/smc2021_c2

Solution for the SMC 2021 Data Challenge, Challenge 2 (Link Prediction)

Primary LanguageJupyter Notebook

smc2021_c2

Solution for the SMC 2021 Data Challenge, Challenge 2 (Link Prediction)

The codebase assumes that the dataset (particularly, edges_cc.csv) is already stored in a ./data folder.

SMC.ipynb contains code that will convert edges_cc.csv to our evaluation dataset, consisting of data/modified_giant.csv (the giant component - 20% of the edges) and data/missing_edges.csv (the 20% missing edges)

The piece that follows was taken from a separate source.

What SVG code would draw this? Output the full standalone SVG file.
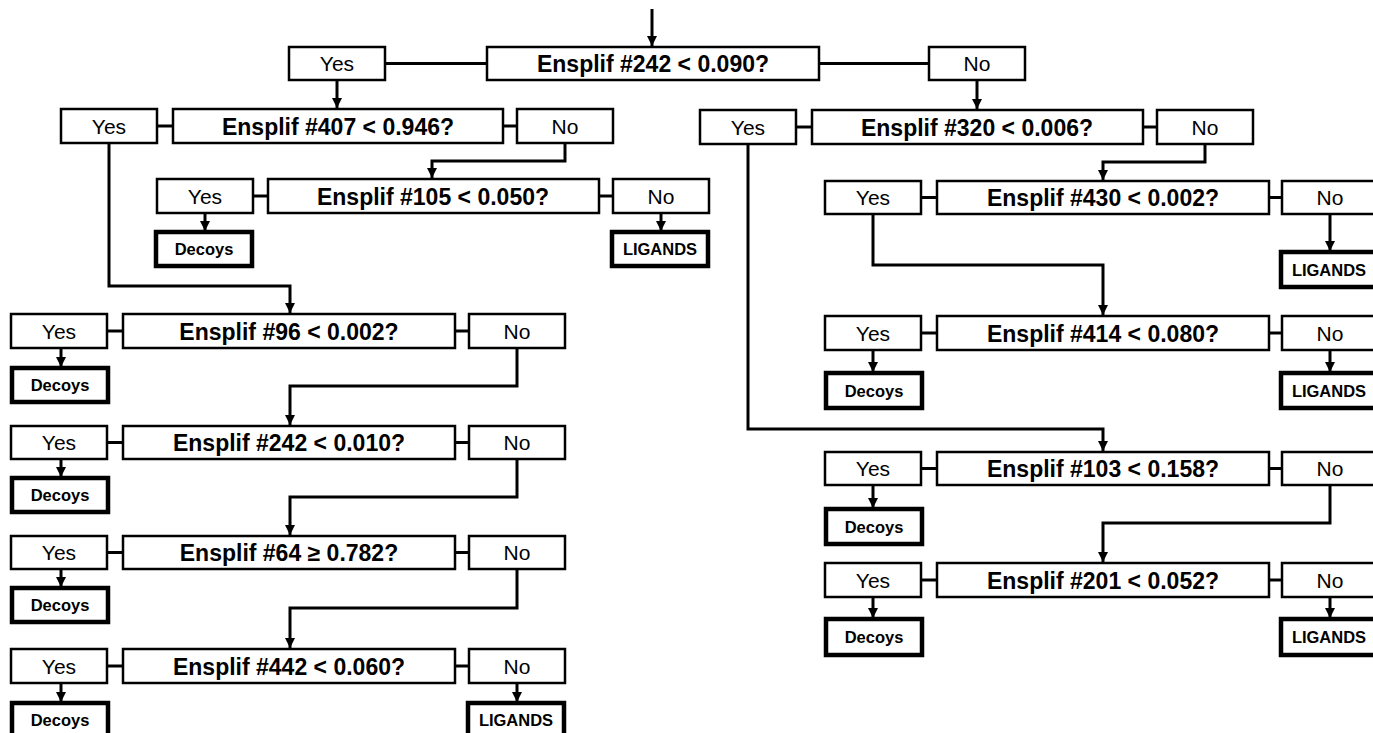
<svg xmlns="http://www.w3.org/2000/svg" width="1373" height="733" viewBox="0 0 1373 733">
<style>
.b{fill:#fff;stroke:#000;stroke-width:2.5}
.t{fill:#fff;stroke:#000;stroke-width:4.5}
.yn{font-family:"Liberation Sans",Arial,sans-serif;font-size:21px;text-anchor:middle;fill:#000}
.q{font-family:"Liberation Sans",Arial,sans-serif;font-size:23px;font-weight:bold;text-anchor:middle;fill:#000}
.r{font-family:"Liberation Sans",Arial,sans-serif;font-size:16.5px;font-weight:bold;text-anchor:middle;fill:#000}
.c{fill:none;stroke:#000;stroke-width:3}
</style>
<defs>
<marker id="ah" viewBox="0 0 10 10" refX="10" refY="5" markerWidth="10" markerHeight="10" markerUnits="userSpaceOnUse" orient="auto"><path d="M0,0 L10,5 L0,10 z" fill="#000"/></marker>
</defs>
<g id="connectors">
<path class="c" d="M652,9 V46" marker-end="url(#ah)"/>
<path class="c" d="M385,63.5 H487"/>
<path class="c" d="M819,63.5 H929"/>
<path class="c" d="M337,80 V108" marker-end="url(#ah)"/>
<path class="c" d="M977,80 V109" marker-end="url(#ah)"/>
<path class="c" d="M157,126 H173"/>
<path class="c" d="M503,126 H517"/>
<path class="c" d="M109,143 V286 H290 V313" marker-end="url(#ah)"/>
<path class="c" d="M565,143 V161 H432 V178" marker-end="url(#ah)"/>
<path class="c" d="M253,196 H268"/>
<path class="c" d="M599,196 H613"/>
<path class="c" d="M205,213 V231" marker-end="url(#ah)"/>
<path class="c" d="M661,213 V231" marker-end="url(#ah)"/>
<path class="c" d="M796,127 H812"/>
<path class="c" d="M1143,127 H1157"/>
<path class="c" d="M748,144 V429 H1103 V451" marker-end="url(#ah)"/>
<path class="c" d="M1205,144 V162 H1103 V180" marker-end="url(#ah)"/>
<path class="c" d="M921,197.5 H937"/>
<path class="c" d="M1269,197.5 H1282"/>
<path class="c" d="M873,214 V265 H1103 V315" marker-end="url(#ah)"/>
<path class="c" d="M1330,214 V251" marker-end="url(#ah)"/>
<path class="c" d="M921,333 H937"/>
<path class="c" d="M1269,333 H1282"/>
<path class="c" d="M873,350 V372" marker-end="url(#ah)"/>
<path class="c" d="M1330,350 V372" marker-end="url(#ah)"/>
<path class="c" d="M921,468.5 H937"/>
<path class="c" d="M1269,468.5 H1282"/>
<path class="c" d="M873,485 V508" marker-end="url(#ah)"/>
<path class="c" d="M1330,485 V523 H1103 V562" marker-end="url(#ah)"/>
<path class="c" d="M921,580 H937"/>
<path class="c" d="M1269,580 H1282"/>
<path class="c" d="M873,597 V618" marker-end="url(#ah)"/>
<path class="c" d="M1330,597 V618" marker-end="url(#ah)"/>
<path class="c" d="M107,331 H123"/>
<path class="c" d="M455,331 H469"/>
<path class="c" d="M61,348 V367" marker-end="url(#ah)"/>
<path class="c" d="M517,348 V386 H290 V425" marker-end="url(#ah)"/>
<path class="c" d="M107,442.5 H123"/>
<path class="c" d="M455,442.5 H469"/>
<path class="c" d="M61,459 V477" marker-end="url(#ah)"/>
<path class="c" d="M517,459 V497 H290 V535" marker-end="url(#ah)"/>
<path class="c" d="M107,552.5 H123"/>
<path class="c" d="M455,552.5 H469"/>
<path class="c" d="M61,569 V587" marker-end="url(#ah)"/>
<path class="c" d="M517,569 V608 H290 V648" marker-end="url(#ah)"/>
<path class="c" d="M107,666 H123"/>
<path class="c" d="M455,666 H469"/>
<path class="c" d="M61,683 V702" marker-end="url(#ah)"/>
<path class="c" d="M517,683 V702" marker-end="url(#ah)"/>
</g>
<g id="root-yes"><rect class="b" x="289" y="47" width="96" height="33"/><text class="yn" x="337" y="71">Yes</text></g>
<g id="root"><rect class="b" x="487" y="47" width="332" height="33"/><text class="q" x="653" y="72">Ensplif #242 &lt; 0.090?</text></g>
<g id="root-no"><rect class="b" x="929" y="47" width="96" height="33"/><text class="yn" x="977" y="71">No</text></g>

<g id="n407-yes"><rect class="b" x="61" y="109" width="96" height="34"/><text class="yn" x="109" y="133.5">Yes</text></g>
<g id="n407"><rect class="b" x="173" y="109" width="330" height="34"/><text class="q" x="338" y="134.5">Ensplif #407 &lt; 0.946?</text></g>
<g id="n407-no"><rect class="b" x="517" y="109" width="96" height="34"/><text class="yn" x="565" y="133.5">No</text></g>

<g id="n105-yes"><rect class="b" x="157" y="179" width="96" height="34"/><text class="yn" x="205" y="203.5">Yes</text></g>
<g id="n105"><rect class="b" x="268" y="179" width="331" height="34"/><text class="q" x="433" y="204.5">Ensplif #105 &lt; 0.050?</text></g>
<g id="n105-no"><rect class="b" x="613" y="179" width="96" height="34"/><text class="yn" x="661" y="203.5">No</text></g>
<g id="n105-decoys"><rect class="t" x="156" y="232" width="96" height="34"/><text class="r" x="204" y="255">Decoys</text></g>
<g id="n105-ligands"><rect class="t" x="612" y="232" width="96" height="34"/><text class="r" x="660" y="255">LIGANDS</text></g>

<g id="n320-yes"><rect class="b" x="700" y="110" width="96" height="34"/><text class="yn" x="748" y="134.5">Yes</text></g>
<g id="n320"><rect class="b" x="812" y="110" width="331" height="34"/><text class="q" x="977" y="135.5">Ensplif #320 &lt; 0.006?</text></g>
<g id="n320-no"><rect class="b" x="1157" y="110" width="96" height="34"/><text class="yn" x="1205" y="134.5">No</text></g>

<g id="n430-yes"><rect class="b" x="825" y="181" width="96" height="33"/><text class="yn" x="873" y="205">Yes</text></g>
<g id="n430"><rect class="b" x="937" y="181" width="332" height="33"/><text class="q" x="1103" y="206">Ensplif #430 &lt; 0.002?</text></g>
<g id="n430-no"><rect class="b" x="1282" y="181" width="96" height="33"/><text class="yn" x="1330" y="205">No</text></g>
<g id="n430-ligands"><rect class="t" x="1281" y="252" width="96" height="35"/><text class="r" x="1329" y="275.5">LIGANDS</text></g>

<g id="n414-yes"><rect class="b" x="825" y="316" width="96" height="34"/><text class="yn" x="873" y="340.5">Yes</text></g>
<g id="n414"><rect class="b" x="937" y="316" width="332" height="34"/><text class="q" x="1103" y="341.5">Ensplif #414 &lt; 0.080?</text></g>
<g id="n414-no"><rect class="b" x="1282" y="316" width="96" height="34"/><text class="yn" x="1330" y="340.5">No</text></g>
<g id="n414-decoys"><rect class="t" x="826" y="373" width="96" height="35"/><text class="r" x="874" y="396.5">Decoys</text></g>
<g id="n414-ligands"><rect class="t" x="1281" y="373" width="96" height="35"/><text class="r" x="1329" y="396.5">LIGANDS</text></g>

<g id="n103-yes"><rect class="b" x="825" y="452" width="96" height="33"/><text class="yn" x="873" y="476">Yes</text></g>
<g id="n103"><rect class="b" x="937" y="452" width="332" height="33"/><text class="q" x="1103" y="477">Ensplif #103 &lt; 0.158?</text></g>
<g id="n103-no"><rect class="b" x="1282" y="452" width="96" height="33"/><text class="yn" x="1330" y="476">No</text></g>
<g id="n103-decoys"><rect class="t" x="826" y="509" width="96" height="35"/><text class="r" x="874" y="532.5">Decoys</text></g>

<g id="n201-yes"><rect class="b" x="825" y="563" width="96" height="34"/><text class="yn" x="873" y="587.5">Yes</text></g>
<g id="n201"><rect class="b" x="937" y="563" width="332" height="34"/><text class="q" x="1103" y="588.5">Ensplif #201 &lt; 0.052?</text></g>
<g id="n201-no"><rect class="b" x="1282" y="563" width="96" height="34"/><text class="yn" x="1330" y="587.5">No</text></g>
<g id="n201-decoys"><rect class="t" x="826" y="619" width="96" height="36"/><text class="r" x="874" y="643">Decoys</text></g>
<g id="n201-ligands"><rect class="t" x="1281" y="619" width="96" height="36"/><text class="r" x="1329" y="643">LIGANDS</text></g>

<g id="n96-yes"><rect class="b" x="11" y="314" width="96" height="34"/><text class="yn" x="59" y="338.5">Yes</text></g>
<g id="n96"><rect class="b" x="123" y="314" width="332" height="34"/><text class="q" x="289" y="339.5">Ensplif #96 &lt; 0.002?</text></g>
<g id="n96-no"><rect class="b" x="469" y="314" width="96" height="34"/><text class="yn" x="517" y="338.5">No</text></g>
<g id="n96-decoys"><rect class="t" x="12" y="368" width="96" height="34"/><text class="r" x="60" y="391">Decoys</text></g>

<g id="n242b-yes"><rect class="b" x="11" y="426" width="96" height="33"/><text class="yn" x="59" y="450">Yes</text></g>
<g id="n242b"><rect class="b" x="123" y="426" width="332" height="33"/><text class="q" x="289" y="451">Ensplif #242 &lt; 0.010?</text></g>
<g id="n242b-no"><rect class="b" x="469" y="426" width="96" height="33"/><text class="yn" x="517" y="450">No</text></g>
<g id="n242b-decoys"><rect class="t" x="12" y="478" width="96" height="34"/><text class="r" x="60" y="501">Decoys</text></g>

<g id="n64-yes"><rect class="b" x="11" y="536" width="96" height="33"/><text class="yn" x="59" y="560">Yes</text></g>
<g id="n64"><rect class="b" x="123" y="536" width="332" height="33"/><text class="q" x="289" y="561">Ensplif #64 ≥ 0.782?</text></g>
<g id="n64-no"><rect class="b" x="469" y="536" width="96" height="33"/><text class="yn" x="517" y="560">No</text></g>
<g id="n64-decoys"><rect class="t" x="12" y="588" width="96" height="34"/><text class="r" x="60" y="611">Decoys</text></g>

<g id="n442-yes"><rect class="b" x="11" y="649" width="96" height="34"/><text class="yn" x="59" y="673.5">Yes</text></g>
<g id="n442"><rect class="b" x="123" y="649" width="332" height="34"/><text class="q" x="289" y="674.5">Ensplif #442 &lt; 0.060?</text></g>
<g id="n442-no"><rect class="b" x="469" y="649" width="96" height="34"/><text class="yn" x="517" y="673.5">No</text></g>
<g id="n442-decoys"><rect class="t" x="12" y="703" width="96" height="34"/><text class="r" x="60" y="726">Decoys</text></g>
<g id="n442-ligands"><rect class="t" x="468" y="703" width="96" height="34"/><text class="r" x="516" y="726">LIGANDS</text></g>
</svg>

louvain.py contains code that runs community detection using cugraph and networkx. Usage: python louvain.py ./data/modified_giant.csv 1.0

bc.py contains code that runs betweenness centrality using cugraph and networkx. Usage python bc.py ./data/modified_giant.csv

SMC-community.ipynb contains code to visualize the community structure obtained via Louvain.

SMC-cosine-similarity.ipynb contains code to create our predictive featuresets and evaluate simple threshold-based classifiers based off of those features. It also generates neural_network_training_data.csv, which contains a dataset with all 3 features.

networktraining_100epoch.ipynb contains the code for training the feedforward neural network. networktraining_100epoch_lowlr.ipynb does the same thing with a lower learning rate.